MFA-V Alumna Kathy Couch | Performance|Portrait @ Invisible Dog Art Center

PERFORMANCE| PORTRAIT by A CANARY TORSI – Invisible Dog presents a canary torsi’s new responsive video installation, Performance | Portrait. The work invites each visitor to an encounter with a performer. Grounded in questions of intimacy and connection within the performance experience, four distinguished performers were recorded maintaining their focus on a future audience.

Yanira Castro (Concept/Choreographer), Kathy Couch (Installation Artist), Stephan Moore (Interaction Designer), Julie Wyman (Filmmaker)

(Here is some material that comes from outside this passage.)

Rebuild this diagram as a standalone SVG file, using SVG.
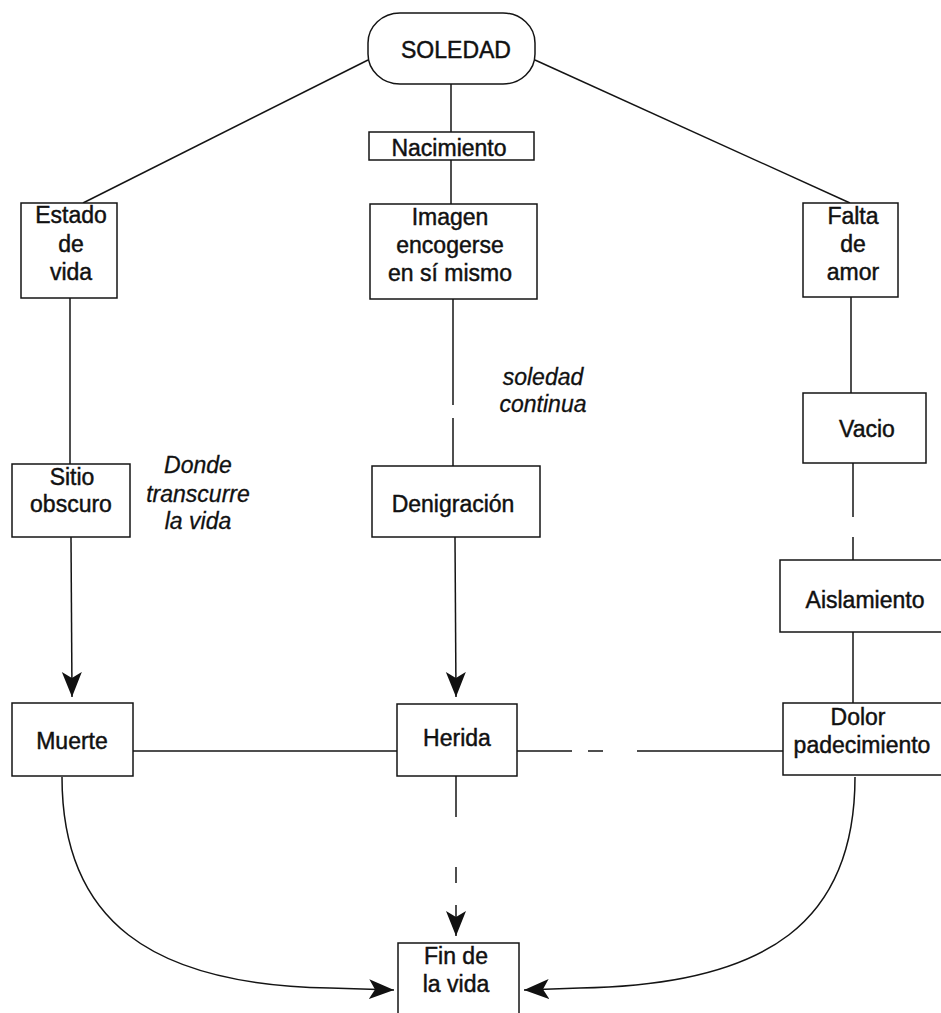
<svg xmlns="http://www.w3.org/2000/svg" width="941" height="1013" viewBox="0 0 941 1013">
  <style>
    .box { fill: #ffffff; stroke: #141414; stroke-width: 1.5; }
    .lbl { font-family: "Liberation Sans", Arial, sans-serif; font-size: 23px; fill: #111111; stroke: #111111; stroke-width: 0.45; text-anchor: middle; }
    .note { font-family: "Liberation Sans", Arial, sans-serif; font-size: 23px; font-style: italic; fill: #111111; stroke: #111111; stroke-width: 0.3; text-anchor: middle; }
    .wire { fill: none; stroke: #141414; stroke-width: 1.5; }
    .arrow { marker-end: url(#head); }
  </style>
  <defs>
    <marker id="head" markerUnits="userSpaceOnUse" markerWidth="26" markerHeight="22" viewBox="0 0 26 22" refX="25" refY="11" orient="auto">
      <path d="M0,1 L25,11 L0,21 L6,11 Z" fill="#111111"/>
    </marker>
  </defs>
  <rect width="941" height="1013" fill="#ffffff"/>

  <!-- connectors -->
  <g id="connectors">
    <line class="wire" x1="368" y1="60" x2="83" y2="203"/>
    <line class="wire" x1="535" y1="60" x2="850" y2="203"/>
    <line class="wire" x1="451" y1="84" x2="451" y2="132"/>
    <line class="wire" x1="451" y1="160" x2="451" y2="204"/>
    <!-- centre column -->
    <line class="wire" x1="453" y1="299" x2="453" y2="405"/>
    <line class="wire" x1="453" y1="418" x2="453" y2="466"/>
    <line class="wire arrow" x1="455" y1="537" x2="456" y2="697"/>
    <line class="wire" x1="456" y1="776" x2="456" y2="817"/>
    <line class="wire" x1="456" y1="867" x2="456" y2="883"/>
    <line class="wire arrow" x1="456" y1="905" x2="456" y2="936"/>
    <!-- left column -->
    <line class="wire" x1="70" y1="298" x2="70" y2="464"/>
    <line class="wire arrow" x1="71" y1="537" x2="72" y2="697"/>
    <!-- right column -->
    <line class="wire" x1="851" y1="297" x2="851" y2="393"/>
    <line class="wire" x1="853" y1="463" x2="853" y2="517"/>
    <line class="wire" x1="853" y1="537" x2="853" y2="560"/>
    <line class="wire" x1="853" y1="632" x2="853" y2="703"/>
    <!-- bottom row -->
    <line class="wire" x1="133" y1="751" x2="397" y2="751"/>
    <line class="wire" x1="517" y1="751" x2="572" y2="751"/>
    <line class="wire" x1="588" y1="751" x2="603" y2="751"/>
    <line class="wire" x1="637" y1="751" x2="783" y2="751"/>
    <!-- sweeps into the final node -->
    <path class="wire arrow" d="M62,777 C62,920 150,985 330,988 L394,990"/>
    <path class="wire arrow" d="M855,777 C855,920 770,985 580,988 L524,990"/>
  </g>

  <g id="soledad">
    <rect class="box" x="368" y="13" width="167" height="71" rx="32" ry="30"/>
    <text class="lbl" x="456" y="58" font-size="24">SOLEDAD</text>
  </g>

  <g id="nacimiento">
    <rect class="box" x="369" y="132" width="165" height="28"/>
    <text class="lbl" x="449" y="156" font-size="22">Nacimiento</text>
  </g>

  <g id="estado-de-vida">
    <rect class="box" x="21" y="203" width="96" height="95"/>
    <text class="lbl" x="71" y="223">Estado</text>
    <text class="lbl" x="71" y="252">de</text>
    <text class="lbl" x="71" y="280">vida</text>
  </g>

  <g id="imagen">
    <rect class="box" x="370" y="204" width="167" height="95"/>
    <text class="lbl" x="450" y="225">Imagen</text>
    <text class="lbl" x="450" y="253">encogerse</text>
    <text class="lbl" x="450" y="281">en sí mismo</text>
  </g>

  <g id="falta-de-amor">
    <rect class="box" x="803" y="203" width="95" height="94"/>
    <text class="lbl" x="853" y="224">Falta</text>
    <text class="lbl" x="853" y="252">de</text>
    <text class="lbl" x="853" y="280">amor</text>
  </g>

  <g id="vacio">
    <rect class="box" x="803" y="393" width="123" height="70"/>
    <text class="lbl" x="867" y="437">Vacio</text>
  </g>

  <g id="sitio-obscuro">
    <rect class="box" x="12" y="464" width="118" height="73"/>
    <text class="lbl" x="72" y="485">Sitio</text>
    <text class="lbl" x="71" y="512">obscuro</text>
  </g>

  <g id="nota-donde">
    <text class="note" x="198" y="473">Donde</text>
    <text class="note" x="198" y="502">transcurre</text>
    <text class="note" x="198" y="529">la vida</text>
  </g>

  <g id="denigracion">
    <rect class="box" x="372" y="466" width="168" height="71"/>
    <text class="lbl" x="453" y="512">Denigración</text>
  </g>

  <g id="nota-soledad">
    <text class="note" x="543" y="385">soledad</text>
    <text class="note" x="543" y="412">continua</text>
  </g>

  <g id="aislamiento">
    <rect class="box" x="780" y="560" width="175" height="72"/>
    <text class="lbl" x="865" y="608" font-size="24">Aislamiento</text>
  </g>

  <g id="muerte">
    <rect class="box" x="12" y="703" width="121" height="73"/>
    <text class="lbl" x="72" y="749">Muerte</text>
  </g>

  <g id="herida">
    <rect class="box" x="397" y="704" width="120" height="72"/>
    <text class="lbl" x="457" y="746">Herida</text>
  </g>

  <g id="dolor">
    <rect class="box" x="783" y="703" width="172" height="72"/>
    <text class="lbl" x="858" y="725" font-size="24">Dolor</text>
    <text class="lbl" x="862" y="753" font-size="25">padecimiento</text>
  </g>

  <g id="fin-de-la-vida">
    <rect class="box" x="398" y="943" width="121" height="80"/>
    <text class="lbl" x="456" y="964">Fin de</text>
    <text class="lbl" x="456" y="992">la vida</text>
  </g>
</svg>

Anna Azrieli, Leslie Cuyjet, Peter Schmitz, David Thomson

This exhibition is part of Intermediaries, a 2016 program co-commissioned and presented by the Invisible Dog and Immediate Medium and funded by the New York State Council on the Arts.

Commissioning support for Performance I Portrait also provided by the Catherine Tell Foundation and Creative Art Council at Brown University, as a part of The Conference for Research on Choreographic Interfaces (CRCI). Performance I Portrait is sponsored, in part, by the Greater New York Arts Development Fund of the New York City Department of Cultural Affairs, administered by Brooklyn Arts Council (BAC). It was developed, in part, during a BRIClab Residency at BRIC House in Brooklyn, NY, a residency with producing partner High Concept Labs in Chicago, and with residency support from Gibney Dance Center and ISSUE Project Room in New York and Amherst College in MA. Additional support provided by UC Davis, CA.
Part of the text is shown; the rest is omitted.